====== SUPPLIED DATA
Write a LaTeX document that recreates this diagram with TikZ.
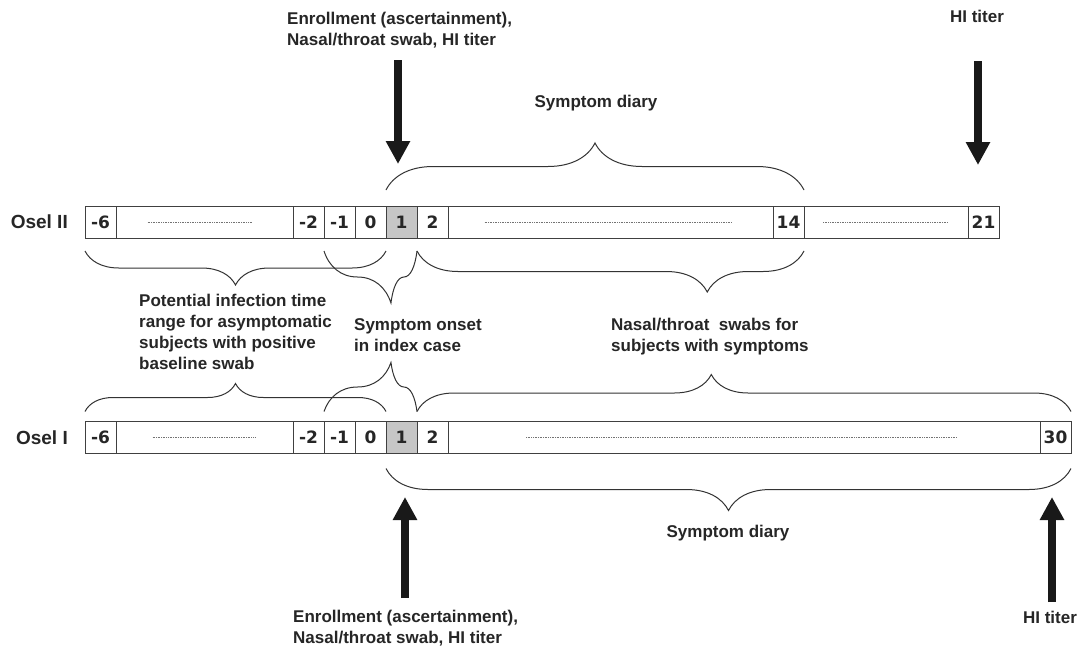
\documentclass[tikz,border=0pt]{standalone}
\usepackage{fontspec}
\setmainfont{Liberation Sans}
\newfontfamily\numfont{DejaVu Sans}
\usetikzlibrary{arrows.meta,positioning,decorations.pathreplacing}

\tikzset{
  cell/.style={draw=black!75, line width=0.9pt, fill=white, minimum width=31pt, minimum height=32pt,
    inner sep=0pt, outer sep=0pt, font=\numfont\bfseries\fontsize{17}{19}\selectfont, text=black!85},
  dotcell/.style={cell, minimum width=#1},
  onset/.style={cell, fill=gray!45},
  rowlbl/.style={font=\bfseries\fontsize{19}{22}\selectfont, text=black!85, inner sep=0pt},
  lbl/.style={font=\bfseries\fontsize{17}{21}\selectfont, text=black!85, align=left, inner sep=0pt},
  dotline/.style={densely dotted, line width=0.7pt, black!55},
  curly/.style={decorate, decoration={brace, amplitude=#1}, line width=1pt, black!80},
  curlydown/.style={decorate, decoration={brace, mirror, amplitude=#1}, line width=1pt, black!80},
  bigarrow/.style={line width=8pt, black!90, -{Triangle[width=23pt,length=23pt]}}
}

\begin{document}
\begin{tikzpicture}[x=1pt, y=1pt]
    \fill[white] (0,0) rectangle (1084,-654);
    \useasboundingbox (0,0) rectangle (1084,-654);

    % Osel II
    \node[cell] (IIm6) at (100.5,-222) {-6};
    \node[dotcell=177pt, right=0pt of IIm6] (IIdotsA) {};
    \node[cell, right=0pt of IIdotsA] (IIm2) {-2};
    \node[cell, right=0pt of IIm2] (IIm1) {-1};
    \node[cell, right=0pt of IIm1] (II0) {0};
    \node[onset, right=0pt of II0] (II1) {1};
    \node[cell, right=0pt of II1] (II2) {2};
    \node[dotcell=325pt, right=0pt of II2] (IIdotsB) {};
    \node[cell, right=0pt of IIdotsB] (II14) {14};
    \node[dotcell=164pt, right=0pt of II14] (IIdotsC) {};
    \node[cell, right=0pt of IIdotsC] (II21) {21};
    \node[rowlbl, left=17pt of IIm6] (oselII) {Osel II};

    \draw[dotline] ([xshift=-57pt]IIdotsA.center) -- ([xshift=47pt]IIdotsA.center);
    \draw[dotline] ([xshift=-126pt]IIdotsB.center) -- ([xshift=122pt]IIdotsB.center);
    \draw[dotline] ([xshift=-63pt]IIdotsC.center) -- ([xshift=62pt]IIdotsC.center);

    % Osel I
    \node[cell] (Im6) at (100.5,-437.5) {-6};
    \node[dotcell=177pt, right=0pt of Im6] (IdotsA) {};
    \node[cell, right=0pt of IdotsA] (Im2) {-2};
    \node[cell, right=0pt of Im2] (Im1) {-1};
    \node[cell, right=0pt of Im1] (I0) {0};
    \node[onset, right=0pt of I0] (I1) {1};
    \node[cell, right=0pt of I1] (I2) {2};
    \node[dotcell=592pt, right=0pt of I2] (IdotsB) {};
    \node[cell, right=0pt of IdotsB] (I30) {30};
    \node[rowlbl, left=17pt of Im6] (oselI) {Osel I};

    \draw[dotline] ([xshift=-52pt]IdotsA.center) -- ([xshift=51pt]IdotsA.center);
    \draw[dotline] ([xshift=-218pt]IdotsB.center) -- ([xshift=213pt]IdotsB.center);

    % braces
    \draw[curly=47pt] ([yshift=16pt]II1.north west) -- ([yshift=16pt]II14.north east);
    \draw[curlydown=34pt] ([yshift=-13pt]IIm6.south west) -- ([yshift=-13pt]II0.south east);
    \draw[curlydown=52pt, decoration={aspect=0.72}] ([yshift=-13pt]IIm1.south west) -- ([yshift=-13pt]II1.south east);
    \draw[curlydown=41pt, decoration={aspect=0.75}] ([yshift=-13pt]II2.south west) -- ([yshift=-13pt]II14.south east);
    \draw[curly=28pt] ([yshift=10pt]Im6.north west) -- ([yshift=10pt]I0.north east);
    \draw[curly=49pt, decoration={aspect=0.72}] ([yshift=10pt]Im1.north west) -- ([yshift=10pt]I1.north east);
    \draw[curly=37pt, decoration={aspect=0.45}] ([yshift=10pt]I2.north west) -- ([yshift=10pt]I30.north east);
    \draw[curlydown=42pt] ([yshift=-15pt]I1.south west) -- ([yshift=-15pt]I30.south east);

    % labels
    \node[lbl, anchor=north west] (enrTop) at (287,-11.5) {Enrollment (ascertainment),\\Nasal/throat swab, HI titer};
    \node[lbl, anchor=base] (hiTop) at (977,-22) {HI titer};
    \node[lbl, anchor=base] (diaryII) at (596,-107) {Symptom diary};
    \node[lbl, anchor=north west] (infect) at (139,-293.6) {Potential infection time\\range for asymptomatic\\subjects with positive\\baseline swab};
    \node[lbl, anchor=north west] (onsetTxt) at (354,-318.6) {Symptom onset\\in index case};
    \node[lbl, anchor=north west] (swabs) at (611,-317.6) {Nasal/throat \ swabs for\\subjects with symptoms};
    \node[lbl, anchor=base] (diaryI) at (728,-537) {Symptom diary};
    \node[lbl, anchor=north west] (enrBot) at (293,-609.6) {Enrollment (ascertainment),\\Nasal/throat swab, HI titer};
    \node[lbl, anchor=base] (hiBot) at (1050,-623) {HI titer};

    % arrows
    \coordinate (enrTopS) at (398,-60);
    \coordinate (enrTopE) at (398,-164);
    \coordinate (hiTopS) at (978,-61);
    \coordinate (hiTopE) at (978,-165);
    \coordinate (enrBotS) at (405,-598);
    \coordinate (enrBotE) at (405,-497);
    \coordinate (hiBotS) at (1052,-602);
    \coordinate (hiBotE) at (1052,-497);
    \draw[bigarrow] (enrTopS) -- (enrTopE);
    \draw[bigarrow] (hiTopS) -- (hiTopE);
    \draw[bigarrow] (enrBotS) -- (enrBotE);
    \draw[bigarrow] (hiBotS) -- (hiBotE);
\end{tikzpicture}
\end{document}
============
§ PROBLEM DETAILS
Output the lines above in full and exactly as given, omitting any pictures.

§ REPLY
Write a LaTeX document that recreates this diagram with TikZ.
\documentclass[tikz,border=0pt]{standalone}
\usepackage{fontspec}
\setmainfont{Liberation Sans}
\newfontfamily\numfont{DejaVu Sans}
\usetikzlibrary{arrows.meta,positioning,decorations.pathreplacing}

\tikzset{
  cell/.style={draw=black!75, line width=0.9pt, fill=white, minimum width=31pt, minimum height=32pt,
    inner sep=0pt, outer sep=0pt, font=\numfont\bfseries\fontsize{17}{19}\selectfont, text=black!85},
  dotcell/.style={cell, minimum width=#1},
  onset/.style={cell, fill=gray!45},
  rowlbl/.style={font=\bfseries\fontsize{19}{22}\selectfont, text=black!85, inner sep=0pt},
  lbl/.style={font=\bfseries\fontsize{17}{21}\selectfont, text=black!85, align=left, inner sep=0pt},
  dotline/.style={densely dotted, line width=0.7pt, black!55},
  curly/.style={decorate, decoration={brace, amplitude=#1}, line width=1pt, black!80},
  curlydown/.style={decorate, decoration={brace, mirror, amplitude=#1}, line width=1pt, black!80},
  bigarrow/.style={line width=8pt, black!90, -{Triangle[width=23pt,length=23pt]}}
}

\begin{document}
\begin{tikzpicture}[x=1pt, y=1pt]
    \fill[white] (0,0) rectangle (1084,-654);
    \useasboundingbox (0,0) rectangle (1084,-654);

    % Osel II
    \node[cell] (IIm6) at (100.5,-222) {-6};
    \node[dotcell=177pt, right=0pt of IIm6] (IIdotsA) {};
    \node[cell, right=0pt of IIdotsA] (IIm2) {-2};
    \node[cell, right=0pt of IIm2] (IIm1) {-1};
    \node[cell, right=0pt of IIm1] (II0) {0};
    \node[onset, right=0pt of II0] (II1) {1};
    \node[cell, right=0pt of II1] (II2) {2};
    \node[dotcell=325pt, right=0pt of II2] (IIdotsB) {};
    \node[cell, right=0pt of IIdotsB] (II14) {14};
    \node[dotcell=164pt, right=0pt of II14] (IIdotsC) {};
    \node[cell, right=0pt of IIdotsC] (II21) {21};
    \node[rowlbl, left=17pt of IIm6] (oselII) {Osel II};

    \draw[dotline] ([xshift=-57pt]IIdotsA.center) -- ([xshift=47pt]IIdotsA.center);
    \draw[dotline] ([xshift=-126pt]IIdotsB.center) -- ([xshift=122pt]IIdotsB.center);
    \draw[dotline] ([xshift=-63pt]IIdotsC.center) -- ([xshift=62pt]IIdotsC.center);

    % Osel I
    \node[cell] (Im6) at (100.5,-437.5) {-6};
    \node[dotcell=177pt, right=0pt of Im6] (IdotsA) {};
    \node[cell, right=0pt of IdotsA] (Im2) {-2};
    \node[cell, right=0pt of Im2] (Im1) {-1};
    \node[cell, right=0pt of Im1] (I0) {0};
    \node[onset, right=0pt of I0] (I1) {1};
    \node[cell, right=0pt of I1] (I2) {2};
    \node[dotcell=592pt, right=0pt of I2] (IdotsB) {};
    \node[cell, right=0pt of IdotsB] (I30) {30};
    \node[rowlbl, left=17pt of Im6] (oselI) {Osel I};

    \draw[dotline] ([xshift=-52pt]IdotsA.center) -- ([xshift=51pt]IdotsA.center);
    \draw[dotline] ([xshift=-218pt]IdotsB.center) -- ([xshift=213pt]IdotsB.center);

    % braces
    \draw[curly=47pt] ([yshift=16pt]II1.north west) -- ([yshift=16pt]II14.north east);
    \draw[curlydown=34pt] ([yshift=-13pt]IIm6.south west) -- ([yshift=-13pt]II0.south east);
    \draw[curlydown=52pt, decoration={aspect=0.72}] ([yshift=-13pt]IIm1.south west) -- ([yshift=-13pt]II1.south east);
    \draw[curlydown=41pt, decoration={aspect=0.75}] ([yshift=-13pt]II2.south west) -- ([yshift=-13pt]II14.south east);
    \draw[curly=28pt] ([yshift=10pt]Im6.north west) -- ([yshift=10pt]I0.north east);
    \draw[curly=49pt, decoration={aspect=0.72}] ([yshift=10pt]Im1.north west) -- ([yshift=10pt]I1.north east);
    \draw[curly=37pt, decoration={aspect=0.45}] ([yshift=10pt]I2.north west) -- ([yshift=10pt]I30.north east);
    \draw[curlydown=42pt] ([yshift=-15pt]I1.south west) -- ([yshift=-15pt]I30.south east);

    % labels
    \node[lbl, anchor=north west] (enrTop) at (287,-11.5) {Enrollment (ascertainment),\\Nasal/throat swab, HI titer};
    \node[lbl, anchor=base] (hiTop) at (977,-22) {HI titer};
    \node[lbl, anchor=base] (diaryII) at (596,-107) {Symptom diary};
    \node[lbl, anchor=north west] (infect) at (139,-293.6) {Potential infection time\\range for asymptomatic\\subjects with positive\\baseline swab};
    \node[lbl, anchor=north west] (onsetTxt) at (354,-318.6) {Symptom onset\\in index case};
    \node[lbl, anchor=north west] (swabs) at (611,-317.6) {Nasal/throat \ swabs for\\subjects with symptoms};
    \node[lbl, anchor=base] (diaryI) at (728,-537) {Symptom diary};
    \node[lbl, anchor=north west] (enrBot) at (293,-609.6) {Enrollment (ascertainment),\\Nasal/throat swab, HI titer};
    \node[lbl, anchor=base] (hiBot) at (1050,-623) {HI titer};

    % arrows
    \coordinate (enrTopS) at (398,-60);
    \coordinate (enrTopE) at (398,-164);
    \coordinate (hiTopS) at (978,-61);
    \coordinate (hiTopE) at (978,-165);
    \coordinate (enrBotS) at (405,-598);
    \coordinate (enrBotE) at (405,-497);
    \coordinate (hiBotS) at (1052,-602);
    \coordinate (hiBotE) at (1052,-497);
    \draw[bigarrow] (enrTopS) -- (enrTopE);
    \draw[bigarrow] (hiTopS) -- (hiTopE);
    \draw[bigarrow] (enrBotS) -- (enrBotE);
    \draw[bigarrow] (hiBotS) -- (hiBotE);
\end{tikzpicture}
\end{document}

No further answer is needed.